私はそのとき初めて、その方がMさんの娘さんであることを知りました。「あ、こちらこそ初めまして。介護職員をしておりますSと申します。」サングラスをかけたまま、表情が読めないTさんに私は少し戸惑っていました。

 

「ばあちゃん久しぶり。元気そうね。」Tさんがそう声をかけると、Mさんはいつものように「んー!」と答えました。いつもと変わらない様子のMさん、娘さんがいらしていることは全くわかっていないようです。Tさんはそれ以上Mさんに話しかけることはなく、タンスの衣類を入れ替えたり部屋の掃除をしたりしていました。そしてそれが終わると、「帰ります。」と部屋から出てきたのです。まだ、いらしてから30分ほどしか経っておらず、夏祭りはこれから始まるというところでした。

 

私は驚き、「これからお祭りがありますから、良かったらご一緒に参加していかれませんか?Mさんとお店を回ったり…」と言いました。するとTさんは、「いいんですよ、私は足も悪いし目も悪くて、人混みの中を車椅子を押して歩くことなどできません。顔を見れましたから。」と言い、そのままユニットを後にしました。それなら職員も付き添うことができますよ、と言いかけましたがそれを聞くことはなく帰ってしまわれました。

 

初めてお会いした印象は、正直言って「変わった方だな…」というものでした。何故あのような全身黒ずくめの恰好をしているのか、それに普段全く面会がなくたまに会えたというのに本人とはろくろく関わらずに帰ってしまう…。わからないことだらけでした。Mさんとの関係性はどのようなものなのだろう?と疑問でした。しかし、久しぶりだねと声をかけたときの様子からは、別に憎んでいるようにも思えませんでした。

 

このとき、私は毎日のようにMさんの介護をしていたにもかかわらず、Mさんの家族のことや、Mさんがこれまでどんな人生を歩んできたのかということを全く知らないということに気付きました。
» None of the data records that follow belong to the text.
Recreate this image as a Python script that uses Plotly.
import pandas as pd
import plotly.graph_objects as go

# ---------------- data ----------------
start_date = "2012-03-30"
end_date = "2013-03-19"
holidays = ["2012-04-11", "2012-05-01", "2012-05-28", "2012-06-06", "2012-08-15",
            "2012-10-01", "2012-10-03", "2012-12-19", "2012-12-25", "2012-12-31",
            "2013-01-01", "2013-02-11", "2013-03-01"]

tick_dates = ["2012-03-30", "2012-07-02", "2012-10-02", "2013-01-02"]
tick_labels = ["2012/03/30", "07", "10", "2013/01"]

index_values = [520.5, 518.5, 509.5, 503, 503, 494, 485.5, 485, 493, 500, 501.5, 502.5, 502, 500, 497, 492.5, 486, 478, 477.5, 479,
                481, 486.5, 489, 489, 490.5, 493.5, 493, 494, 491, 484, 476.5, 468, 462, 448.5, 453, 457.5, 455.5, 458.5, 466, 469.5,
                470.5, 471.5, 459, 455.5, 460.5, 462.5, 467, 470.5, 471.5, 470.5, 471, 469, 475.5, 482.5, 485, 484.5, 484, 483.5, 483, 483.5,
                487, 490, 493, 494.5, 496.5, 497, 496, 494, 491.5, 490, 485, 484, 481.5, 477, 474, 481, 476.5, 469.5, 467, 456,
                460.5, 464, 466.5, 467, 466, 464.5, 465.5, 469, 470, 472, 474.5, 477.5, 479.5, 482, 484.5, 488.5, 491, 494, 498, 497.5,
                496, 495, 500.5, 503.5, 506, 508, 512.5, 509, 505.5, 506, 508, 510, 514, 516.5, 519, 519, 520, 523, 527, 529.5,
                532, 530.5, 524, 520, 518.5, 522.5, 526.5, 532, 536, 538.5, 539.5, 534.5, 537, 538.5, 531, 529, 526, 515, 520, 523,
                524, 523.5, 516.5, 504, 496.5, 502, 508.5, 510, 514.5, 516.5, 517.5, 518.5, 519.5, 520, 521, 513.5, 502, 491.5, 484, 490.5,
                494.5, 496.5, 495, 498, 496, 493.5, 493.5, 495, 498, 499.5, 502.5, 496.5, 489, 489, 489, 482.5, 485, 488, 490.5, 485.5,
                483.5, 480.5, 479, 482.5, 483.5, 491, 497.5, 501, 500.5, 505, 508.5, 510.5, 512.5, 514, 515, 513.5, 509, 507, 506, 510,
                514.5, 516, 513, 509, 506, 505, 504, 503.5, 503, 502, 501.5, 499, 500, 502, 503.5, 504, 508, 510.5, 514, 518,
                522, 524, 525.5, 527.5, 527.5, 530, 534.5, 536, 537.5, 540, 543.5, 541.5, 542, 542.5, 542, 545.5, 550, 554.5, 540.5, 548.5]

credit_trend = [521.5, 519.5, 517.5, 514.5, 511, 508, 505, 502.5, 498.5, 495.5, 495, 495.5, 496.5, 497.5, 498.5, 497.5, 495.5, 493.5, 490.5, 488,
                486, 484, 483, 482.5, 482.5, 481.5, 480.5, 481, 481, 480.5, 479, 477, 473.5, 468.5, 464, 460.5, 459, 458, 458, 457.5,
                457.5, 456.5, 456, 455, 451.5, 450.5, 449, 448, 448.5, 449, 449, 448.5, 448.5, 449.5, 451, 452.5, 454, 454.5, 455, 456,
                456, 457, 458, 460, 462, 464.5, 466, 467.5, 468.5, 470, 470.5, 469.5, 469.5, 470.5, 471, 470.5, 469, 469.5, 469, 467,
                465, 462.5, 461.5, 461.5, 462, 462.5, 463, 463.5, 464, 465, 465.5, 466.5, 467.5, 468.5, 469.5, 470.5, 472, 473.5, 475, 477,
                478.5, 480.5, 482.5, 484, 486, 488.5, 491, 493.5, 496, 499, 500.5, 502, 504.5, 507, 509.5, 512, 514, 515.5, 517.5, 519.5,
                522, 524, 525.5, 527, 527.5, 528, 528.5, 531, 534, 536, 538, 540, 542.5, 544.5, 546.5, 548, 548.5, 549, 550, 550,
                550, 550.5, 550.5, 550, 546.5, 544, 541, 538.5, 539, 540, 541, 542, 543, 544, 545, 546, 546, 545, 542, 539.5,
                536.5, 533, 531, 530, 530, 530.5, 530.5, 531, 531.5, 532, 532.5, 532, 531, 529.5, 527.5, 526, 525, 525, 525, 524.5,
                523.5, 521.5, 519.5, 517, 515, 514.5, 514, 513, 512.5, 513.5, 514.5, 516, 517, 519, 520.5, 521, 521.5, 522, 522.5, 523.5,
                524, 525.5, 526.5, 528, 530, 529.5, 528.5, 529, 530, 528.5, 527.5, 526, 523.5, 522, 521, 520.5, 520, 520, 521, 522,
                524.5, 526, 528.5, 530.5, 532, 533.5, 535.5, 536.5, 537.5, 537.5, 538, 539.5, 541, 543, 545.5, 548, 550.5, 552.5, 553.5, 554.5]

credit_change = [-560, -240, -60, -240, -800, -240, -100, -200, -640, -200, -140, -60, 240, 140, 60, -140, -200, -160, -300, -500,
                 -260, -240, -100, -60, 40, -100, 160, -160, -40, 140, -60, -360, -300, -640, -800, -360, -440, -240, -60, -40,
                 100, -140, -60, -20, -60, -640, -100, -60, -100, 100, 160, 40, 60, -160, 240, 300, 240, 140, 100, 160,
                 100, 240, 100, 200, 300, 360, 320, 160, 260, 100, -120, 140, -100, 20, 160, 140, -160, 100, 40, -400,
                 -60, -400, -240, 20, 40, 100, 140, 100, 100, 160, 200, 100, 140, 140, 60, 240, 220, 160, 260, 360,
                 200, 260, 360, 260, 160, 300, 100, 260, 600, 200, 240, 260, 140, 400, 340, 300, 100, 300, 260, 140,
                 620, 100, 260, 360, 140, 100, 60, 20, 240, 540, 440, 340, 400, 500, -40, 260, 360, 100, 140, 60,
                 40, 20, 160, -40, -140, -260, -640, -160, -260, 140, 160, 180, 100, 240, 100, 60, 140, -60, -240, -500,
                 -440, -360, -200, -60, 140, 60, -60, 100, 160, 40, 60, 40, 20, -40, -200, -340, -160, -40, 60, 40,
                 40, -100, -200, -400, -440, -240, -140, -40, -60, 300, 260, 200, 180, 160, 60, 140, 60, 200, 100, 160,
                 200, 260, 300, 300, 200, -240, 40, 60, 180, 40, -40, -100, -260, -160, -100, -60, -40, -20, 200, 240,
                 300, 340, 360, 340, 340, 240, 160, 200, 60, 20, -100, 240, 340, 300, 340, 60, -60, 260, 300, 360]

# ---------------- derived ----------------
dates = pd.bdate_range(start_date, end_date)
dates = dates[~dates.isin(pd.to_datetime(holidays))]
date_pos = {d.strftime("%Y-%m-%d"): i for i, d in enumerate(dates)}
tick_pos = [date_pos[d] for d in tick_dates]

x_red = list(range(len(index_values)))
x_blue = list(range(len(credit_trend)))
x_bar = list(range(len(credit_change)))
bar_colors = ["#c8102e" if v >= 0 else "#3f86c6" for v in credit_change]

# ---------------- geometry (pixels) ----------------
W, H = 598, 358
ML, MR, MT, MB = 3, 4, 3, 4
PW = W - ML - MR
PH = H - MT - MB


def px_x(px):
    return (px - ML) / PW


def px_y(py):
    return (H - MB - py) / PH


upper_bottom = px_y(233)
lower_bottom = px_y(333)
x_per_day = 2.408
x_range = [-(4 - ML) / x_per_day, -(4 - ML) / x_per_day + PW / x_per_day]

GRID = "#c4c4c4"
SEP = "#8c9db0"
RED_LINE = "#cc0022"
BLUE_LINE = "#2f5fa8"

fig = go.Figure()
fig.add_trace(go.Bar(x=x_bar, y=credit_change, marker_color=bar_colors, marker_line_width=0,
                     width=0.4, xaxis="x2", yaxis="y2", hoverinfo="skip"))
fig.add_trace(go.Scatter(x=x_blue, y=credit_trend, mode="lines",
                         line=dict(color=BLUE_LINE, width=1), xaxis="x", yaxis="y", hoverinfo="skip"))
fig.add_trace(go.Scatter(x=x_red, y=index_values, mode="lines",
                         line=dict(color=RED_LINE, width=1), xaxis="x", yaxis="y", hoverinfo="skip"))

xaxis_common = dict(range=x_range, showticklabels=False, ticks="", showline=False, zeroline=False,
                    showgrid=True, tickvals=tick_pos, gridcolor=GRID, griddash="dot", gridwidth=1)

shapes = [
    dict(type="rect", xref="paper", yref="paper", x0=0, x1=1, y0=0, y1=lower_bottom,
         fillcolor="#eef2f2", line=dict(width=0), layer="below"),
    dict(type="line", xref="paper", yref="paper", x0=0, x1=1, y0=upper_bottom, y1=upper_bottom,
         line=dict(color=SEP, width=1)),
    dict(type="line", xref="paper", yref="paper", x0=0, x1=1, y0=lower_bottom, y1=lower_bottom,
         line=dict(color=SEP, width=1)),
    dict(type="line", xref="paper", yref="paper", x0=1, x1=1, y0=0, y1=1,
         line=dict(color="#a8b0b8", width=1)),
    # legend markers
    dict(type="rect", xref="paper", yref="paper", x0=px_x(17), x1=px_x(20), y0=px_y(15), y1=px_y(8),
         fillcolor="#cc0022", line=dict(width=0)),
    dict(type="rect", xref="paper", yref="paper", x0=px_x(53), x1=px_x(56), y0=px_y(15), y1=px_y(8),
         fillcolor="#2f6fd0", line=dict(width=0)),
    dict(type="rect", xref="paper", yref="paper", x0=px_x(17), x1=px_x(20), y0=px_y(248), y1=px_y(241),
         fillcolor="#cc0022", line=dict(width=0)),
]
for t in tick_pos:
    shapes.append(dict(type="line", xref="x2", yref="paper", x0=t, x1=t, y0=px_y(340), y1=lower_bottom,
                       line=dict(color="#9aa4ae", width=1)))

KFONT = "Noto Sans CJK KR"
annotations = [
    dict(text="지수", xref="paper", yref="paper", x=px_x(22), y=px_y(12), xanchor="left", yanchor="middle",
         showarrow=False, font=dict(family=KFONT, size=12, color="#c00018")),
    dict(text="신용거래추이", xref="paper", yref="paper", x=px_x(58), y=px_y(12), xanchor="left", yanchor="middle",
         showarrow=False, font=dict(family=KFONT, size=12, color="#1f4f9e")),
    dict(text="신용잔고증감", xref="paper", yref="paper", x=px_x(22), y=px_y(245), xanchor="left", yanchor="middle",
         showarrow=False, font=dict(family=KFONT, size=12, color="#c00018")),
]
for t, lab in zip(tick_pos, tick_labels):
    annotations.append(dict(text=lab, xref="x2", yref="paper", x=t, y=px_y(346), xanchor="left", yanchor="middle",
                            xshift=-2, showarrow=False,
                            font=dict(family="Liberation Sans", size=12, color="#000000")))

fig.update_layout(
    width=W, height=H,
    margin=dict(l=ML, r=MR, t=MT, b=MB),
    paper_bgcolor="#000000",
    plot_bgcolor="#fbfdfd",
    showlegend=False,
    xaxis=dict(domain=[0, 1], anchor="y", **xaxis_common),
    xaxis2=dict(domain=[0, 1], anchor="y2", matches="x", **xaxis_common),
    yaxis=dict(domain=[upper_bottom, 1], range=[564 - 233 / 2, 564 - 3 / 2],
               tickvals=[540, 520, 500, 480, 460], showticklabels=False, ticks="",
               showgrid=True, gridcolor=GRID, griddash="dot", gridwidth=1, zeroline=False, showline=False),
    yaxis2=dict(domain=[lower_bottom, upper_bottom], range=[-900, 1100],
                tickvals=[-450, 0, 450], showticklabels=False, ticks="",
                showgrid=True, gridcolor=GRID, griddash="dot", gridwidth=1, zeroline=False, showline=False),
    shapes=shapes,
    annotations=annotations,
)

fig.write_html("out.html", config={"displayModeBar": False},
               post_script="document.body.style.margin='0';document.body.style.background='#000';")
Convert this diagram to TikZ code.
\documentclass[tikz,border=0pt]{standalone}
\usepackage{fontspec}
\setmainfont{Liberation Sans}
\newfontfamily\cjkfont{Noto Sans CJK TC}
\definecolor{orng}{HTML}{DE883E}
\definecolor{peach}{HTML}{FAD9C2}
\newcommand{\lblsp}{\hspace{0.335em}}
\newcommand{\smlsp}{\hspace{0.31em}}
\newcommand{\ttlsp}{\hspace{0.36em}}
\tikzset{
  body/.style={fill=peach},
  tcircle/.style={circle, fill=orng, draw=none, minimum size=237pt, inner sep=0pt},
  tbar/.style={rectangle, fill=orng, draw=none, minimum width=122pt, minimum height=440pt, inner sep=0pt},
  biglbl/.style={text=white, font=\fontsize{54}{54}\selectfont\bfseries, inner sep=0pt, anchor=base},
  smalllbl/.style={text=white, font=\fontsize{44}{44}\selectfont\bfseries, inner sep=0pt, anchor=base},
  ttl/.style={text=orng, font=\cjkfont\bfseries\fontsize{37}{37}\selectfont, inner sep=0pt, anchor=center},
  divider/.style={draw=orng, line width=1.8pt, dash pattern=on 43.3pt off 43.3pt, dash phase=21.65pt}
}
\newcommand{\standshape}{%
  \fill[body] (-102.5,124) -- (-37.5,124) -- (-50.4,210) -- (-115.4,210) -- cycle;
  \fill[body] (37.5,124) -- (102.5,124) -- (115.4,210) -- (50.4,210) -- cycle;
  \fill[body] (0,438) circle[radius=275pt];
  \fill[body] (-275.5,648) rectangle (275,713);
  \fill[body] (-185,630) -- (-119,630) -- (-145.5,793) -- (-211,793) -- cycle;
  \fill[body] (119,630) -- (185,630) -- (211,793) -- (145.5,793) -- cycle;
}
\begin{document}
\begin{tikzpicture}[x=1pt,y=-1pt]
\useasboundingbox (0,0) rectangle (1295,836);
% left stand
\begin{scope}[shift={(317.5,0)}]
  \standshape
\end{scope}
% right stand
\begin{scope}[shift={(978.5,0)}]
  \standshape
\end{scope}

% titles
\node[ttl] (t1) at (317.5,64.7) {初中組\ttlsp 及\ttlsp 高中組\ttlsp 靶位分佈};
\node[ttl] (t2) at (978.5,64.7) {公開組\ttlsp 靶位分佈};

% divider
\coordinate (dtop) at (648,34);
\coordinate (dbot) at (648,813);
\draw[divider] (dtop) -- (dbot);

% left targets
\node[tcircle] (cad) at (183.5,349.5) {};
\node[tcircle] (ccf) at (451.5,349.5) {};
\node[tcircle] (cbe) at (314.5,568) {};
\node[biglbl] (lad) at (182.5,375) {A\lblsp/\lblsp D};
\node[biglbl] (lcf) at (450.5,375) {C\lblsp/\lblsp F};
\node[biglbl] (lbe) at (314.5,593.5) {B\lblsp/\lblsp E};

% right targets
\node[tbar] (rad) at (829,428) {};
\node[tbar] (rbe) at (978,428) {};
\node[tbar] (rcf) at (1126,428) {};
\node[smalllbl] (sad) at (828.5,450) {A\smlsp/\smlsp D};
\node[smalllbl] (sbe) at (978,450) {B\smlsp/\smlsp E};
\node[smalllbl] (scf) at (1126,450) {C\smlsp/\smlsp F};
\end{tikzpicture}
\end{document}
それらを知らなくて、これからのMさんの余生をどうして支えることができるのでしょう。私は今までの記録を読み返し、他職員から話を聞いてMさんの情報を今一度調べることにしました。

 

調べてみると、Mさんは10年前の施設開設時に最初のご利用者さんとして入所した方々の一人だということがわかりました。そのときには84歳ですが、すでに要介護5で現在とほとんど同じ状態で入所されたようです。80歳まで牧場を営む自宅に暮らしていましたが、脳梗塞で倒れ、三か月入院を余儀なくされました。元々認知症かと疑われる症状が出始めた頃だったようですが、入院している間にそれが急速に進行し、家族の顔もわからなくなってしまったそうです。また、リハビリにも全く意欲がなく、身体機能はどんどん弱まりあっという間に寝たきりになってしまったということでした。その後介護老人保健施設(いわゆる老健)を経由し、自宅復帰の見込みはないとしてうちの施設に入所されたという経緯が記録されていました。